Feedback on first drafts: Keep focus global 

          1) Talk over objectives of first draft and the feedback process. Make sure the writer knows what the goals of a first draft are and what kind of response to expect. 

          2) Before the first draft, ask for a working thesis and point list.  Respond to this inceptual work before students invest themselves in a first draft.  

          3) Encourage self-review -- first -- before students submit the initial draft: for example, ask students to a) highlight thesis or topic sentences or b) to submit the draft with a cover memo or notes in margins about decisions that need to be made and questions about where the work  should go.  This will anchor your first reading and make it go more quickly.  

          4)  Use peer review as "reader testing": Generate a simple feedback guide or rubric, ask students to find to or more "stakeholder" readers, and then to submit responses along with their first draft or to move on to the second draft using peer feedback.  Dr.

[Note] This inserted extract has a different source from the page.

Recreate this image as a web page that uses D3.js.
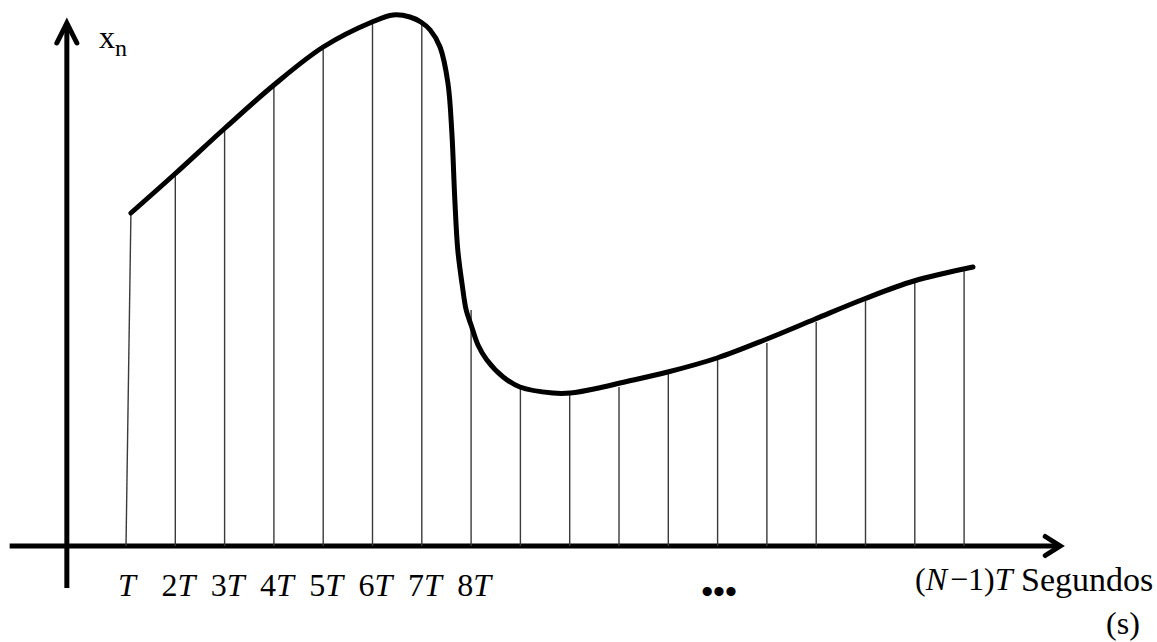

Shelley Zuraw, Lamar Dodd 
          School of Art, finds it useful, after training students to read each other's work, to give students points for the quality of their peer review feedback.  

          5) When it's just you and the first draft:  

          • Scan and focus on assignment and draft goals, perhaps making a note or two (limit them) on a separate page.
          • Rank and limit your suggestions to agreed-upon first-draft concerns.  You may want to focus on only one macro issue (thesis/"methods" or "results"section descriptions or organizing plan) only (at the most 2 global issues).
          • Frame your suggestions in terms of first draft goals:  "To do this, try this . . ."
          • Give a reason for each suggestion/option you present.

          6)  Look for ways to use the first draft as a trust-building experience. You want to direct the work in profitable ways.  You might tell students where their efforts should go in two "next steps" and/or suggest adjustments in the student's writing process.  

          7) Especially in first draft feedback, be a source of ideas and inspiration for the student. It's a rewarding role, and since you are not "grading" you can wear a white hat.  Use all of your communication skills to keep the student engaged  in the writing process.  The best insights usually develop relatively late in the process, so keep students engaged-drafting-revising is crucial to improving quality.  

          8) Encourage email for 1st drafts and early-process feedback: you can scan quickly and give 
          feedback on the most important points for that stage: thesis and sequence of ideas, directions work should go in, conventions/appropriate format; what's promising/what needs a re-think.  As a preparation strategy for the first draft, ask students to email their working theses.  

          WIP note: Some of the guides above are adapted from Paul Anderson's Technical Communication (4th ed, Harbrace, 1998), which teaches a reader-centered, collegial, and process approach to professional communication that is useful for writing in the disciplines.